Anne's condition brought out a tenderness in de Gaulle that few outside his family ever saw. It also deepened his Catholic faith and his sense of human vulnerability. Friends noted that after Anne's birth, his writing showed greater empathy and understanding of human weakness. The experience of raising a child with special needs in a society that offered little support gave both Charles and Yvonne a perspective on suffering that would serve them well in the trials ahead.
The Prophet of Armored Warfare
Throughout the 1930s, de Gaulle emerged as France's most prominent advocate for military modernization. His book "Vers l'armée de métier" (Toward a Professional Army), published in 1934, called for a small, professional, highly mechanized force built around armored divisions. This directly challenged the prevailing doctrine of the mass conscript army hiding behind the Maginot Line.
De Gaulle's ideas were not original—similar concepts were being developed in Britain by B.H. Liddell Hart and J.F.C. Fuller, and in Germany by Heinz Guderian. What was remarkable was de Gaulle's synthesis and his persistent advocacy in the face of institutional resistance. He argued that future war would be a war of movement, that defensive strategies were ultimately doomed, and that France needed to prepare for offensive operations using combined arms tactics.
The military establishment largely rejected his ideas. They were too expensive, critics said, too radical, too German. A professional army smacked of militarism, antithetical to republican values. The Maginot Line had cost billions; surely it would hold. De Gaulle was branded a troublemaker, his promotion to lieutenant colonel delayed, his ideas marginalized.

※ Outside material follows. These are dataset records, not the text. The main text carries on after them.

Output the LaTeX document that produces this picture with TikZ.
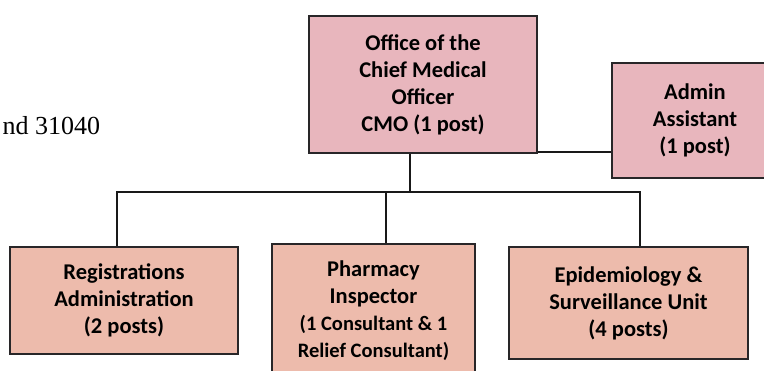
\documentclass[tikz,border=0pt]{standalone}
\usepackage{fontspec}
\setmainfont{Carlito}
\newfontfamily\letterfont{Liberation Serif}
\definecolor{cmopink}{RGB}{232,182,189}
\definecolor{unitpeach}{RGB}{237,187,172}
\definecolor{boxline}{RGB}{40,38,40}

\tikzset{
	orgbox/.style={draw=boxline, line width=2.4pt, align=center, inner sep=0pt,
		font=\bfseries\fontsize{22.5}{27}\selectfont, text=black},
	headbox/.style={orgbox, fill=cmopink},
	unitbox/.style={orgbox, fill=unitpeach},
	link/.style={draw=black!90, line width=1.8pt}
}

\begin{document}
\begin{tikzpicture}[x=1pt, y=1pt]
\useasboundingbox (0,0) rectangle (764,371);
\clip (0,0) rectangle (764,371);

\pgfmathsetmacro{\busY}{179}

\node[anchor=base west, font=\letterfont\fontsize{26}{30}\selectfont] (letter) at (-1,236) {nd 31040};

\node[headbox, minimum width=228pt, minimum height=137pt] (cmo) at (423,286.5)
	{Office of the\\Chief Medical\\Officer\\CMO (1 post)};
\node[headbox, minimum width=166pt, minimum height=115pt] (admin) at (695,250.5)
	{Admin\\Assistant\\(1 post)};

\node[unitbox, minimum width=228pt, minimum height=107pt] (reg) at (124,70.5)
	{Registrations\\Administration\\(2 posts)};
\node[unitbox, minimum width=203pt, minimum height=134pt] (pharm) at (373.5,60)
	{Pharmacy\\Inspector\\{\fontsize{20.5}{25}\selectfont(1 Consultant \& 1}\\{\fontsize{20.5}{25}\selectfont Relief Consultant)}};
\node[unitbox, minimum width=239pt, minimum height=112pt] (epi) at (628.5,68)
	{Epidemiology \&\\Surveillance Unit\\(4 posts)};

\coordinate (busL) at (117,\busY);
\coordinate (busM) at (410,\busY);
\coordinate (busP) at (386,\busY);
\coordinate (busR) at (640,\busY);
\coordinate (adminTap) at ([yshift=2pt]cmo.south east);

\draw[link] (cmo.south -| busM) -- (busM);
\draw[link] (reg.north -| busL) -- (busL) -- (busR) -- (epi.north -| busR);
\draw[link] (busP) -- (pharm.north -| busP);
\draw[link] (adminTap) -- (admin.west |- adminTap);
\end{tikzpicture}
\end{document}
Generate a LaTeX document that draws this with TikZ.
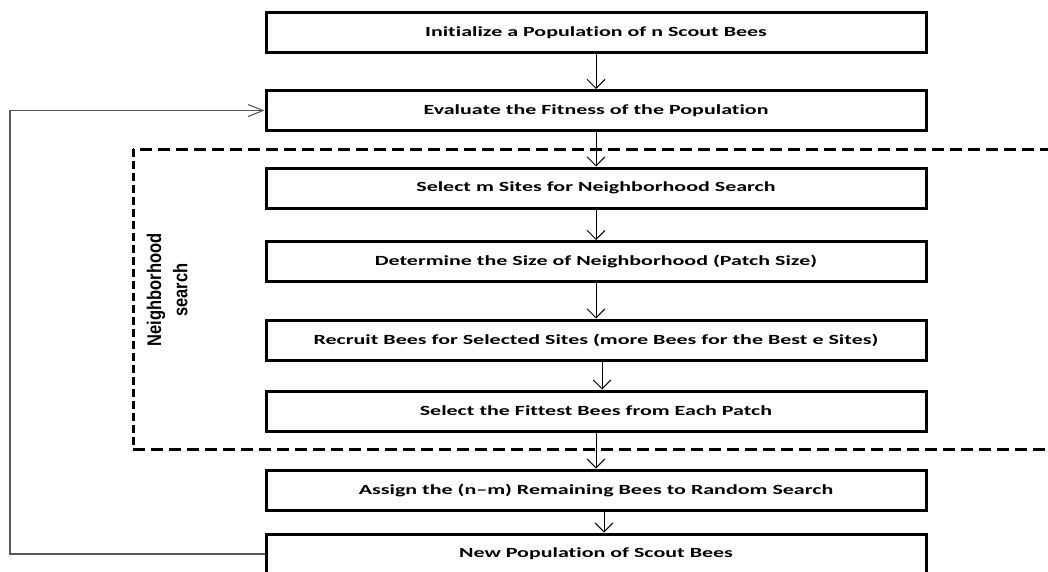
\documentclass[tikz,border=0pt]{standalone}
\usepackage{fontspec}
\usepackage{graphicx}
\setmainfont{Carlito}
\newfontfamily\stepfont{Carlito}[FakeStretch=1.57, Ligatures={NoCommon,TeX}]
\newfontfamily\labelfont{Liberation Sans}
\usetikzlibrary{arrows.meta}
\begin{document}
\begin{tikzpicture}[x=1pt,y=-1pt,
  stepbox/.style={draw, line width=3pt, minimum width=660pt, minimum height=40pt,
    inner sep=0pt, font=\stepfont\bfseries\fontsize{14}{16}\selectfont},
  flow/.style={line width=0.9pt, -{Straight Barb[length=9pt,width=18pt,line width=0.9pt]}},
  back/.style={line width=1.2pt, draw=black!65, -{Straight Barb[length=15pt,width=12pt,line width=1.1pt]}},
  dashh/.style={line width=3pt, dash pattern=on 12pt off 6pt},
  dashv/.style={line width=3pt, dash pattern=on 8pt off 4pt}]
\useasboundingbox (0,0) rectangle (1048,571);

% process steps
\node[stepbox] (init)    at (596,32.7)  {Initialize a Population of n Scout Bees};
\node[stepbox] (eval)    at (596,110.5) {Evaluate the Fitness of the Population};
\node[stepbox] (select)  at (596,188)   {Select m Sites for Neighborhood Search};
\node[stepbox] (size)    at (596,261.5) {Determine the Size of Neighborhood (Patch Size)};
\node[stepbox] (recruit) at (596,340)   {Recruit Bees for Selected Sites (more Bees for the Best e Sites)};
\node[stepbox] (fittest) at (596,411)   {Select the Fittest Bees from Each Patch};
\node[stepbox] (assign)  at (596,490)   {Assign the (n\textendash m) Remaining Bees to Random Search};
\node[stepbox] (newpop)  at (596,554)   {New Population of Scout Bees};

% neighborhood search frame
\coordinate (nbTL) at (133,149);
\coordinate (nbBL) at (133,449);
\coordinate (nbTR) at (1052,149);
\coordinate (nbBR) at (1052,449);
\draw[dashh] (nbTR) -- (nbTL);
\draw[dashh] (nbBL) -- (nbBR);
\draw[dashv] (nbTL) -- (nbBL);
\node[rotate=90, inner sep=0pt, font=\labelfont\bfseries\fontsize{16.5}{22}\selectfont] (nblabel) at (169,290)
  {\scalebox{1}[1.2]{\begin{tabular}{@{}c@{}}Neighborhood\\search\end{tabular}}};

% flow connectors
\draw[flow] (init.south) -- (eval.north);
\draw[flow] (eval.south) -- (select.north);
\draw[flow] (select.south) -- (size.north);
\draw[flow] (size.south) -- (recruit.north);
\draw[flow] ([xshift=6pt]recruit.south) -- ([xshift=6pt]fittest.north);
\draw[flow] (fittest.south) -- (assign.north);
\draw[flow] ([xshift=8pt]assign.south) -- ([xshift=8pt]newpop.north);

% feedback loop
\coordinate (loopx) at (10,0);
\draw[back] (newpop.west) -- (newpop.west -| loopx) |- (eval.west);
\end{tikzpicture}
\end{document}
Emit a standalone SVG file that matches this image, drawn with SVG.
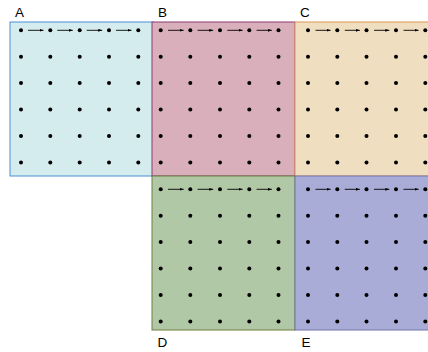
<svg xmlns="http://www.w3.org/2000/svg" xmlns:xlink="http://www.w3.org/1999/xlink" width="428" height="352" viewBox="0 0 428 352">
<style>
.lbl{font-family:"Liberation Sans",Arial,sans-serif;font-size:13.5px;fill:#000}
.dot{fill:#000}
.arr{stroke:#000;stroke-width:0.9;fill:none;marker-end:url(#ah)}
</style>
<defs>
<marker id="ah" markerWidth="6" markerHeight="6" refX="4" refY="3" orient="auto" markerUnits="userSpaceOnUse">
<path d="M0,1.6 L4,3 L0,4.4 Z" fill="#000"/>
</marker>
<g id="col">
<circle class="dot" cx="0" cy="0" r="2"/>
<circle class="dot" cx="0" cy="26.4" r="2"/>
<circle class="dot" cx="0" cy="52.8" r="2"/>
<circle class="dot" cx="0" cy="79.2" r="2"/>
<circle class="dot" cx="0" cy="105.6" r="2"/>
<circle class="dot" cx="0" cy="132.2" r="2"/>
</g>
</defs>
<rect width="428" height="352" fill="#fff"/>
<g id="A">
<rect x="10" y="22" width="143" height="154" fill="#d5ecee" stroke="#4a8fd6" stroke-width="1"/>
<use xlink:href="#col" x="21" y="30.3"/><use xlink:href="#col" x="50.3" y="30.3"/><use xlink:href="#col" x="79.7" y="30.3"/><use xlink:href="#col" x="109" y="30.3"/><use xlink:href="#col" x="138.3" y="30.3"/>
<text class="lbl" x="15" y="17">A</text>
</g>
<g id="B">
<rect x="152" y="22" width="143" height="154" fill="#d8afbb" stroke="#8e3b74" stroke-width="1"/>
<use xlink:href="#col" x="160.7" y="30.3"/><use xlink:href="#col" x="190.3" y="30.3"/><use xlink:href="#col" x="220" y="30.3"/><use xlink:href="#col" x="249.3" y="30.3"/><use xlink:href="#col" x="278.5" y="30.3"/>
<text class="lbl" x="158" y="17">B</text>
</g>
<g id="C">
<rect x="295" y="22" width="140" height="154" fill="#efdfc0" stroke="#de9850" stroke-width="1"/>
<use xlink:href="#col" x="308" y="30.3"/><use xlink:href="#col" x="337.3" y="30.3"/><use xlink:href="#col" x="366.5" y="30.3"/><use xlink:href="#col" x="396" y="30.3"/><use xlink:href="#col" x="425.3" y="30.3"/>
<text class="lbl" x="300" y="17">C</text>
</g>
<g id="D">
<rect x="152" y="176" width="143" height="154" fill="#b0c8a6" stroke="#6f7f3e" stroke-width="1"/>
<use xlink:href="#col" x="160.7" y="189.3"/><use xlink:href="#col" x="190.3" y="189.3"/><use xlink:href="#col" x="220" y="189.3"/><use xlink:href="#col" x="249.3" y="189.3"/><use xlink:href="#col" x="278.5" y="189.3"/>
<text class="lbl" x="157.5" y="347">D</text>
</g>
<g id="E">
<rect x="295" y="176" width="140" height="154" fill="#a9acd6" stroke="#7375ae" stroke-width="1"/>
<use xlink:href="#col" x="308" y="189.3"/><use xlink:href="#col" x="337.3" y="189.3"/><use xlink:href="#col" x="366.5" y="189.3"/><use xlink:href="#col" x="396" y="189.3"/><use xlink:href="#col" x="425.3" y="189.3"/>
<text class="lbl" x="301.5" y="347">E</text>
</g>
<g id="connectors">
<line class="arr" x1="28" y1="30.3" x2="43.5" y2="30.3"/>
<line class="arr" x1="57.3" y1="30.3" x2="72.8" y2="30.3"/>
<line class="arr" x1="86.7" y1="30.3" x2="102.2" y2="30.3"/>
<line class="arr" x1="116" y1="30.3" x2="131.5" y2="30.3"/>
<line class="arr" x1="168" y1="30.3" x2="183.6" y2="30.3"/>
<line class="arr" x1="197.6" y1="30.3" x2="213.2" y2="30.3"/>
<line class="arr" x1="227.3" y1="30.3" x2="242.6" y2="30.3"/>
<line class="arr" x1="256.6" y1="30.3" x2="271.8" y2="30.3"/>
<line class="arr" x1="315.5" y1="30.3" x2="330.6" y2="30.3"/>
<line class="arr" x1="344.8" y1="30.3" x2="359.8" y2="30.3"/>
<line class="arr" x1="374" y1="30.3" x2="389.3" y2="30.3"/>
<line class="arr" x1="403.5" y1="30.3" x2="418.6" y2="30.3"/>
<line class="arr" x1="168" y1="189.3" x2="183.6" y2="189.3"/>
<line class="arr" x1="197.6" y1="189.3" x2="213.2" y2="189.3"/>
<line class="arr" x1="227.3" y1="189.3" x2="242.6" y2="189.3"/>
<line class="arr" x1="256.6" y1="189.3" x2="271.8" y2="189.3"/>
<line class="arr" x1="315.5" y1="189.3" x2="330.6" y2="189.3"/>
<line class="arr" x1="344.8" y1="189.3" x2="359.8" y2="189.3"/>
<line class="arr" x1="374" y1="189.3" x2="389.3" y2="189.3"/>
<line class="arr" x1="403.5" y1="189.3" x2="418.6" y2="189.3"/>
</g>
</svg>
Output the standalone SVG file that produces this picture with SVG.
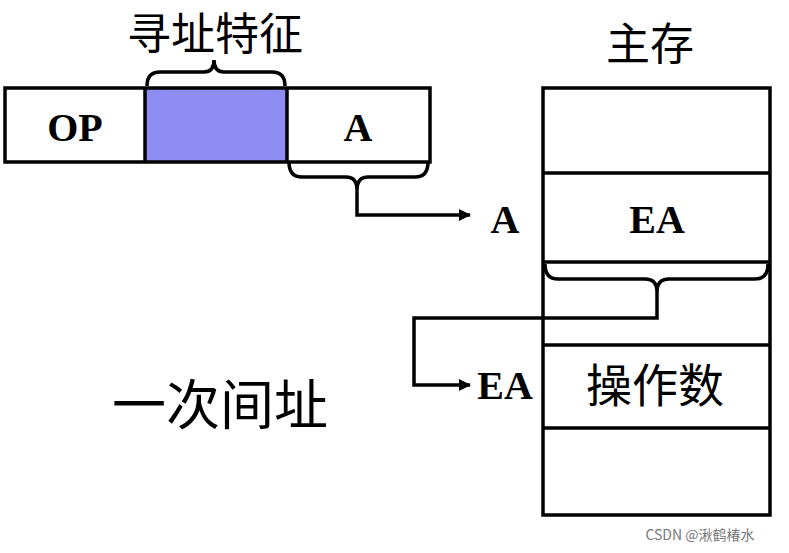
<svg xmlns="http://www.w3.org/2000/svg" width="789" height="553" viewBox="0 0 789 553">
<style>
.b{fill:none;stroke:#000;stroke-width:3.5}
.t{font-family:"Liberation Serif",serif;font-weight:bold;font-size:40px;text-anchor:middle}
.c{font-family:"Noto Sans CJK SC",sans-serif;text-anchor:middle}
</style>
<defs><marker id="ar" markerWidth="12" markerHeight="12" refX="11" refY="6" orient="auto" markerUnits="userSpaceOnUse"><path d="M0,0L12,6L0,12z"/></marker></defs>
<rect width="789" height="553" fill="#fff"/>
<g id="instr">
<rect x="145" y="88" width="142" height="74" fill="#8c8cf2"/>
<rect x="5" y="88" width="425" height="74" class="b"/>
<line x1="145" y1="88" x2="145" y2="162" class="b"/>
<line x1="287" y1="88" x2="287" y2="162" class="b"/>
<text x="75" y="141" class="t">OP</text>
<text x="358" y="141" class="t">A</text>
<text x="215" y="50" class="c" font-size="44">寻址特征</text>
</g>
<g id="mem">
<rect x="543" y="88" width="227" height="427" class="b"/>
<line x1="543" y1="173" x2="770" y2="173" class="b"/>
<line x1="543" y1="262" x2="770" y2="262" class="b"/>
<line x1="543" y1="345" x2="770" y2="345" class="b"/>
<line x1="543" y1="428" x2="770" y2="428" class="b"/>
<text x="650" y="60" class="c" font-size="44">主存</text>
<text x="657" y="233" class="t">EA</text>
<text x="655" y="402" class="c" font-size="46">操作数</text>
</g>
<g id="labels">
<text x="505" y="233" class="t">A</text>
<text x="505" y="399" class="t">EA</text>
<text x="220" y="425" class="c" font-size="54">一次间址</text>
<text x="700" y="540" style="font-family:'Noto Sans CJK SC',sans-serif;font-size:14px;fill:#777;text-anchor:middle">CSDN @湫鹤椿水</text>
</g>
<g id="connectors">
<path class="b" d="M147,86 Q147,72 160,72 L204,72 Q214,72 214,60 Q214,72 224,72 L272,72 Q285,72 285,86"/>
<path class="b" d="M289,162 Q289,177 302,177 L346,177 Q357,177 357,190 Q357,177 368,177 L415,177 Q428,177 428,162"/>
<path class="b" d="M357,190 L357,215 L470,215" marker-end="url(#ar)"/>
<path class="b" d="M545,264 Q545,279 558,279 L645,279 Q657,279 657,292 Q657,279 669,279 L755,279 Q768,279 768,264"/>
<path class="b" d="M657,292 L657,318 L414,318 L414,385 L470,385" marker-end="url(#ar)"/>
</g>
</svg>
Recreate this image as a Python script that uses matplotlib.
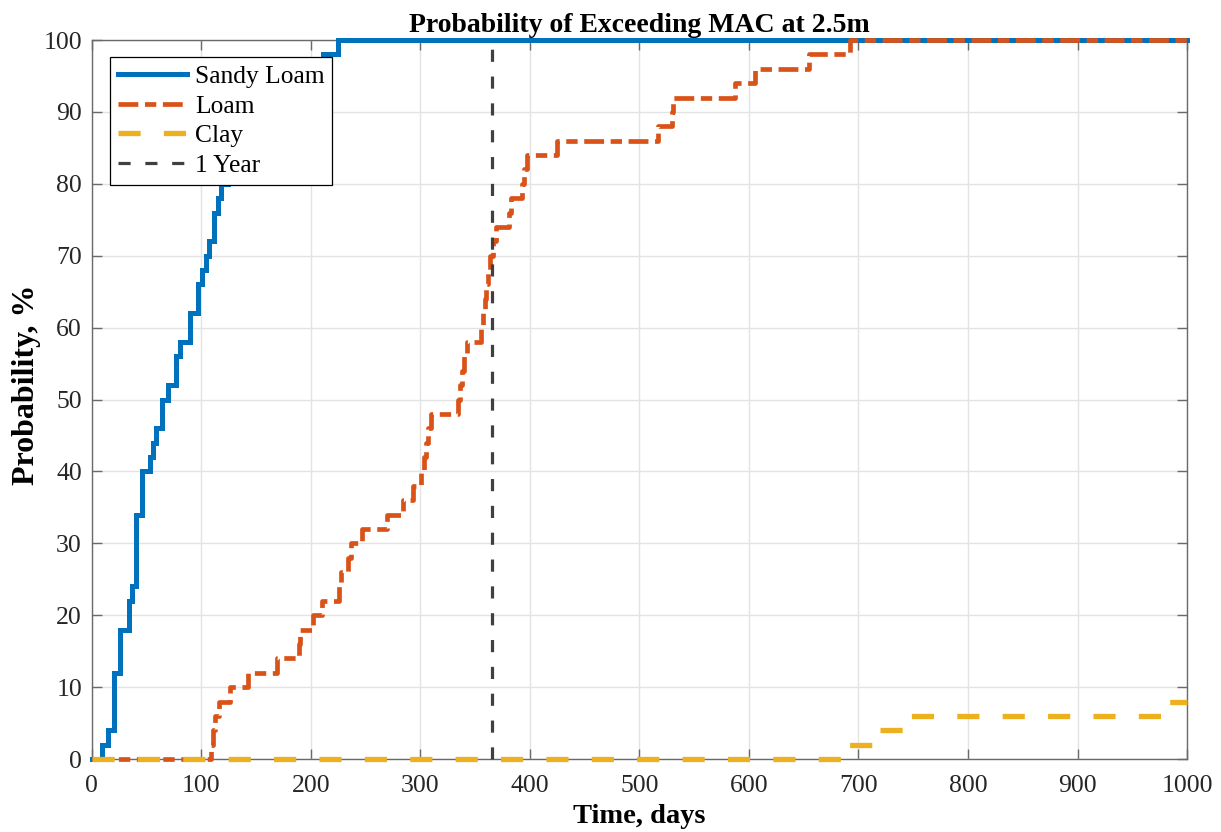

But de Gaulle found an unexpected ally in Paul Reynaud, an ambitious politician who saw in these military theories a way to differentiate himself. Through Reynaud, de Gaulle's ideas reached a broader audience, though they remained minority views. Ironically, while French generals dismissed de Gaulle's theories, German officers studied them carefully. Guderian would later claim that he had learned much from the French colonel's writings.